> _Material provided_
--
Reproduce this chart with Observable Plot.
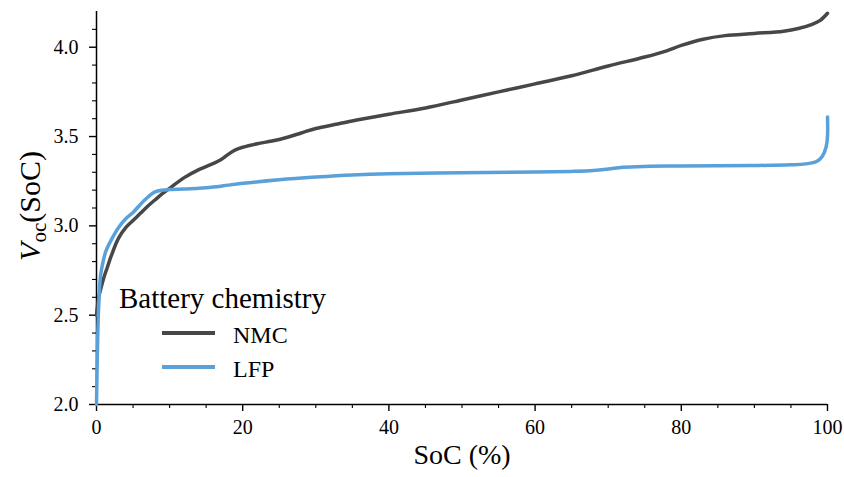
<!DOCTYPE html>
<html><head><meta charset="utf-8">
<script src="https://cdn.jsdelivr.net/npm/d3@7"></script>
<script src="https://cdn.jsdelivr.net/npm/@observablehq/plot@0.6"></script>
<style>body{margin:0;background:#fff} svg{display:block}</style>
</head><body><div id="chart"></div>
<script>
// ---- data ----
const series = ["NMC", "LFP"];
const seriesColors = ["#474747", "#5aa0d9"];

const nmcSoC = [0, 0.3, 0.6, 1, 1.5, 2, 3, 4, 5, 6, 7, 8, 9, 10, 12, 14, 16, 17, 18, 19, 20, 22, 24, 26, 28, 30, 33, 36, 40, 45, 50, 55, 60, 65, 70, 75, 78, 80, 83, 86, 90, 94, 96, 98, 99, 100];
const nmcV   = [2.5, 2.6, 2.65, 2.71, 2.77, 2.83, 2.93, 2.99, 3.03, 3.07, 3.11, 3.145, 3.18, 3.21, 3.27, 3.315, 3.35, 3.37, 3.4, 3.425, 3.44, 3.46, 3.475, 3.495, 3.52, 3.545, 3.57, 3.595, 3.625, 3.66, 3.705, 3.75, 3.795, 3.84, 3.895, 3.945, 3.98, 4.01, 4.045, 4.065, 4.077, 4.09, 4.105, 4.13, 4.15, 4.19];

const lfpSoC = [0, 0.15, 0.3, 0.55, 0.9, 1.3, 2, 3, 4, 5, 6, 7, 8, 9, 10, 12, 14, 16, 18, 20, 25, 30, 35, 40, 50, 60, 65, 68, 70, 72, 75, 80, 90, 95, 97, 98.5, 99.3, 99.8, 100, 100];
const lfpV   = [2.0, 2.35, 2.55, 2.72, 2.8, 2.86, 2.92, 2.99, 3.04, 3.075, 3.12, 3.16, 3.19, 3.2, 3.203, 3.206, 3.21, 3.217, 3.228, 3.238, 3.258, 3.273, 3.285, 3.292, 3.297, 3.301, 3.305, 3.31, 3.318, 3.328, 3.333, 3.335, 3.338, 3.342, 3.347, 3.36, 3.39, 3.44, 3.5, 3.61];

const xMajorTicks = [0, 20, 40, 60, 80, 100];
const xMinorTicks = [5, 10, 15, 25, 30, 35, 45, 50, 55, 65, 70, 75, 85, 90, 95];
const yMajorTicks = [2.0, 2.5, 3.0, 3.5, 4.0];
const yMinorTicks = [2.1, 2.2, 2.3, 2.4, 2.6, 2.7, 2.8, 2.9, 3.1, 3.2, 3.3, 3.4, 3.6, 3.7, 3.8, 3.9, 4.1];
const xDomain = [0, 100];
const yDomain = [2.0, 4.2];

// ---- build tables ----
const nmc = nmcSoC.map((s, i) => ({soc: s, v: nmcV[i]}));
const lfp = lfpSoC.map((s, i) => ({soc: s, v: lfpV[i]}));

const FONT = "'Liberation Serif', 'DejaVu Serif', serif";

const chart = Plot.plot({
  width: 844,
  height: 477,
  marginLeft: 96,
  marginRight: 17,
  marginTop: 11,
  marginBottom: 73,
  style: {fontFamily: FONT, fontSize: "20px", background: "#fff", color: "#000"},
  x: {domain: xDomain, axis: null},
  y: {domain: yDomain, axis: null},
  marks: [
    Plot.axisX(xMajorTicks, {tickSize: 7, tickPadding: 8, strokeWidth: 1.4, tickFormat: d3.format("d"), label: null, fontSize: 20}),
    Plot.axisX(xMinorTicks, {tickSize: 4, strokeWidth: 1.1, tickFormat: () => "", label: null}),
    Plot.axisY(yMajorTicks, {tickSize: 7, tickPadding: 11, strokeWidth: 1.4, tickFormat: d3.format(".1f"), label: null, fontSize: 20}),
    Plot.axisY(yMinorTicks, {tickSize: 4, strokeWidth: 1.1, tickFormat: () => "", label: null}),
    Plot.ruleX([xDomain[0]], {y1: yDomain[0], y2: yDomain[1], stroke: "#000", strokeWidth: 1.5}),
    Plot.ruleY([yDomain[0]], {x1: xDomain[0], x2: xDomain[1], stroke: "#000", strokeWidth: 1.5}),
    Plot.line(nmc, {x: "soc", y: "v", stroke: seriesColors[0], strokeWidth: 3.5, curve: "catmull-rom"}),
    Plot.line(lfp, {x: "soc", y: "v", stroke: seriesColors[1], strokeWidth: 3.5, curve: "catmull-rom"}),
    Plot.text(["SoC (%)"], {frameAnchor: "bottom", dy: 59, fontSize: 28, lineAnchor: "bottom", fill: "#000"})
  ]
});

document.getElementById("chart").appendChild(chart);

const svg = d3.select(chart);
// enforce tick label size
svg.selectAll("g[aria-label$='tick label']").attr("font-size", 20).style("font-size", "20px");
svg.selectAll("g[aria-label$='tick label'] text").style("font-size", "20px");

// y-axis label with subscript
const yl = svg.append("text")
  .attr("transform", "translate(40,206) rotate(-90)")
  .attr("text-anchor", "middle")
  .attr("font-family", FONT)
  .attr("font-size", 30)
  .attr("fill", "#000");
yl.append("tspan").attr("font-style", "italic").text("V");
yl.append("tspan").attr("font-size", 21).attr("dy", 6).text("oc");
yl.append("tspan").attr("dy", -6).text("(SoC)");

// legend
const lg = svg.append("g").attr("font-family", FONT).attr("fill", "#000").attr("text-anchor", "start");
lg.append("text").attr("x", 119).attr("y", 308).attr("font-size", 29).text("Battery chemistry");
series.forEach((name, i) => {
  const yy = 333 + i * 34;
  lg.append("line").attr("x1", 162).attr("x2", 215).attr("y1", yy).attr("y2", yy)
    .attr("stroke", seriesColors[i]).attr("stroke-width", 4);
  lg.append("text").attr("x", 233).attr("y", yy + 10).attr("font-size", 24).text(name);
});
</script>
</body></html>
--
> _Task goal_
Give the data above again in full and unchanged, skipping the pictures.

> _Task result_
Reproduce this chart with Observable Plot.
<!DOCTYPE html>
<html><head><meta charset="utf-8">
<script src="https://cdn.jsdelivr.net/npm/d3@7"></script>
<script src="https://cdn.jsdelivr.net/npm/@observablehq/plot@0.6"></script>
<style>body{margin:0;background:#fff} svg{display:block}</style>
</head><body><div id="chart"></div>
<script>
// ---- data ----
const series = ["NMC", "LFP"];
const seriesColors = ["#474747", "#5aa0d9"];

const nmcSoC = [0, 0.3, 0.6, 1, 1.5, 2, 3, 4, 5, 6, 7, 8, 9, 10, 12, 14, 16, 17, 18, 19, 20, 22, 24, 26, 28, 30, 33, 36, 40, 45, 50, 55, 60, 65, 70, 75, 78, 80, 83, 86, 90, 94, 96, 98, 99, 100];
const nmcV   = [2.5, 2.6, 2.65, 2.71, 2.77, 2.83, 2.93, 2.99, 3.03, 3.07, 3.11, 3.145, 3.18, 3.21, 3.27, 3.315, 3.35, 3.37, 3.4, 3.425, 3.44, 3.46, 3.475, 3.495, 3.52, 3.545, 3.57, 3.595, 3.625, 3.66, 3.705, 3.75, 3.795, 3.84, 3.895, 3.945, 3.98, 4.01, 4.045, 4.065, 4.077, 4.09, 4.105, 4.13, 4.15, 4.19];

const lfpSoC = [0, 0.15, 0.3, 0.55, 0.9, 1.3, 2, 3, 4, 5, 6, 7, 8, 9, 10, 12, 14, 16, 18, 20, 25, 30, 35, 40, 50, 60, 65, 68, 70, 72, 75, 80, 90, 95, 97, 98.5, 99.3, 99.8, 100, 100];
const lfpV   = [2.0, 2.35, 2.55, 2.72, 2.8, 2.86, 2.92, 2.99, 3.04, 3.075, 3.12, 3.16, 3.19, 3.2, 3.203, 3.206, 3.21, 3.217, 3.228, 3.238, 3.258, 3.273, 3.285, 3.292, 3.297, 3.301, 3.305, 3.31, 3.318, 3.328, 3.333, 3.335, 3.338, 3.342, 3.347, 3.36, 3.39, 3.44, 3.5, 3.61];

const xMajorTicks = [0, 20, 40, 60, 80, 100];
const xMinorTicks = [5, 10, 15, 25, 30, 35, 45, 50, 55, 65, 70, 75, 85, 90, 95];
const yMajorTicks = [2.0, 2.5, 3.0, 3.5, 4.0];
const yMinorTicks = [2.1, 2.2, 2.3, 2.4, 2.6, 2.7, 2.8, 2.9, 3.1, 3.2, 3.3, 3.4, 3.6, 3.7, 3.8, 3.9, 4.1];
const xDomain = [0, 100];
const yDomain = [2.0, 4.2];

// ---- build tables ----
const nmc = nmcSoC.map((s, i) => ({soc: s, v: nmcV[i]}));
const lfp = lfpSoC.map((s, i) => ({soc: s, v: lfpV[i]}));

const FONT = "'Liberation Serif', 'DejaVu Serif', serif";

const chart = Plot.plot({
  width: 844,
  height: 477,
  marginLeft: 96,
  marginRight: 17,
  marginTop: 11,
  marginBottom: 73,
  style: {fontFamily: FONT, fontSize: "20px", background: "#fff", color: "#000"},
  x: {domain: xDomain, axis: null},
  y: {domain: yDomain, axis: null},
  marks: [
    Plot.axisX(xMajorTicks, {tickSize: 7, tickPadding: 8, strokeWidth: 1.4, tickFormat: d3.format("d"), label: null, fontSize: 20}),
    Plot.axisX(xMinorTicks, {tickSize: 4, strokeWidth: 1.1, tickFormat: () => "", label: null}),
    Plot.axisY(yMajorTicks, {tickSize: 7, tickPadding: 11, strokeWidth: 1.4, tickFormat: d3.format(".1f"), label: null, fontSize: 20}),
    Plot.axisY(yMinorTicks, {tickSize: 4, strokeWidth: 1.1, tickFormat: () => "", label: null}),
    Plot.ruleX([xDomain[0]], {y1: yDomain[0], y2: yDomain[1], stroke: "#000", strokeWidth: 1.5}),
    Plot.ruleY([yDomain[0]], {x1: xDomain[0], x2: xDomain[1], stroke: "#000", strokeWidth: 1.5}),
    Plot.line(nmc, {x: "soc", y: "v", stroke: seriesColors[0], strokeWidth: 3.5, curve: "catmull-rom"}),
    Plot.line(lfp, {x: "soc", y: "v", stroke: seriesColors[1], strokeWidth: 3.5, curve: "catmull-rom"}),
    Plot.text(["SoC (%)"], {frameAnchor: "bottom", dy: 59, fontSize: 28, lineAnchor: "bottom", fill: "#000"})
  ]
});

document.getElementById("chart").appendChild(chart);

const svg = d3.select(chart);
// enforce tick label size
svg.selectAll("g[aria-label$='tick label']").attr("font-size", 20).style("font-size", "20px");
svg.selectAll("g[aria-label$='tick label'] text").style("font-size", "20px");

// y-axis label with subscript
const yl = svg.append("text")
  .attr("transform", "translate(40,206) rotate(-90)")
  .attr("text-anchor", "middle")
  .attr("font-family", FONT)
  .attr("font-size", 30)
  .attr("fill", "#000");
yl.append("tspan").attr("font-style", "italic").text("V");
yl.append("tspan").attr("font-size", 21).attr("dy", 6).text("oc");
yl.append("tspan").attr("dy", -6).text("(SoC)");

// legend
const lg = svg.append("g").attr("font-family", FONT).attr("fill", "#000").attr("text-anchor", "start");
lg.append("text").attr("x", 119).attr("y", 308).attr("font-size", 29).text("Battery chemistry");
series.forEach((name, i) => {
  const yy = 333 + i * 34;
  lg.append("line").attr("x1", 162).attr("x2", 215).attr("y1", yy).attr("y2", yy)
    .attr("stroke", seriesColors[i]).attr("stroke-width", 4);
  lg.append("text").attr("x", 233).attr("y", yy + 10).attr("font-size", 24).text(name);
});
</script>
</body></html>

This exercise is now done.